Sánchez destaca que uma característica marcante do “Réquiem” é a mistura de formas, o que reflete tanto um desejo do autor quanto seu domínio para compor. Mozart morreu quando escrevia “Lacrimosa”, o oitavo dos 14 movimentos, mas teria deixado claro para Süssmayr o que pretendia para o restante da obra.
“Tem um trecho que é quase barroco, evoca Bach, e outra parte, a cargo do solista, que é quase romântica, projeta Beethoven, então tem ali uma mistura de coisas muito interessante. Quem escuta reconhece vários sentimentos, não é algo só triste ou só alegre”, diz o maestro argentino, chamando a atenção para o fato de que a escrita a quatro mãos contribuiu para essa dinâmica.
Desafio na execução
Ele ressalta que essa característica acaba por representar, também, o maior desafio na execução da obra. O “Réquiem” se refere ao inferno, ao céu, à ira de Deus, à crença na luz eterna, e é na passagem de um “sentimento” para o outro, proposta na partitura, que reside a maior dificuldade na abordagem da composição, tanto para o regente quanto para a orquestra, o coral e os solistas.
“Em um dado momento, você tem que declamar mais, como no barroco, um canto quase falado, e em outro, há uma fuga dupla com muitas notas.
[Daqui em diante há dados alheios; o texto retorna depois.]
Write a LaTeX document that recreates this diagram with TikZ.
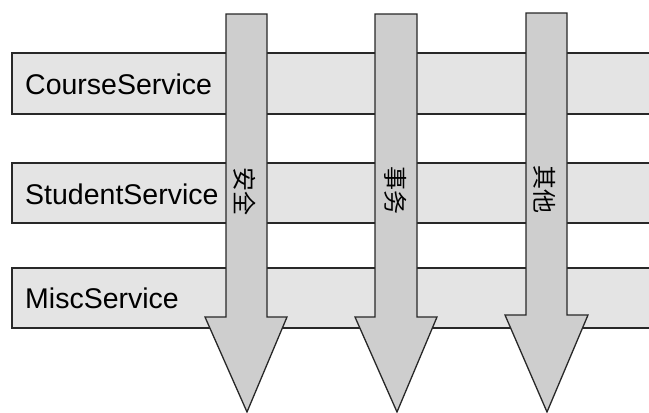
\documentclass[tikz,border=0pt]{standalone}
\usepackage{fontspec}
\setmainfont{Liberation Sans}
\newfontfamily\cjk{Noto Sans CJK SC}
\definecolor{bandfill}{RGB}{228,228,228}
\definecolor{arrowfill}{RGB}{206,206,206}
\definecolor{edge}{RGB}{40,40,40}
\begin{document}
\begin{tikzpicture}[x=1pt,y=-1pt,
  band/.style={fill=bandfill,draw=edge,line width=1.3pt},
  bigarrow/.style={fill=arrowfill,draw=edge,line width=1.3pt,line join=miter},
  svc/.style={anchor=west,font=\fontsize{28.5}{28.5}\selectfont,text=black,inner sep=0pt},
  aspect/.style={rotate=-90,font=\cjk\fontsize{24}{24}\selectfont,text=black,inner sep=0pt}]
\useasboundingbox (0,0) rectangle (649,413);
\clip (0,0) rectangle (649,413);
% bands
\draw[band] (12,53) rectangle (670,114);
\draw[band] (12,163) rectangle (670,223);
\draw[band] (12,268) rectangle (670,328);
\node[svc] (course) at (25,84) {CourseService};
\node[svc] (student) at (25,194) {StudentService};
\node[svc] (misc) at (25,298) {MiscService};
% arrows
\draw[bigarrow] (226,14) -- (267,14) -- (267,317) -- (287,317) -- (247,412) -- (205,317) -- (226,317) -- cycle;
\draw[bigarrow] (375,14) -- (417,14) -- (417,317) -- (437,317) -- (397,412) -- (355,317) -- (375,317) -- cycle;
\draw[bigarrow] (526,13) -- (567,13) -- (567,315) -- (588,315) -- (547,412) -- (505,315) -- (526,315) -- cycle;
\node[aspect] (sec) at (245,191) {安全};
\node[aspect] (tx) at (396,190) {事务};
\node[aspect] (other) at (545,189) {其他};
\end{tikzpicture}
\end{document}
A fuga é um tema com pergunta e contestação. Quando um coral está cantando junto, as notas todas ao mesmo tempo, é uma coisa, mas quando há essa alternância, numa velocidade grande, a dificuldade é efetiva”, diz.
Sánchez perdeu a conta de quantas vezes já conduziu a execução do “Réquiem”, de Mozart, mas afirma que sua atemporalidade e universalidade faz com que a cada vez o sentimento que o compositor quis expressar se renove. “Penso que, se fizermos daqui a 40 anos, ela se manterá atual, como se manteve ao longo dos últimos dois séculos, porque fala do que há de mais humano, fala da vida e da morte.”
“RÉQUIEM”
Orquestra Sinfônica, Coral Lírico de Minas Gerais e solistas convidados apresentam a obra de Mozart, sob regência de Hernán Sánchez, nesta sexta-feira (18/11), às 20h30, no Grande Teatro do Palácio das Artes (Av. Afonso Pena, 1.537, Centro, 31.3236-7400). Ingressos: R$ 30 e R$ 15 (meia-entrada).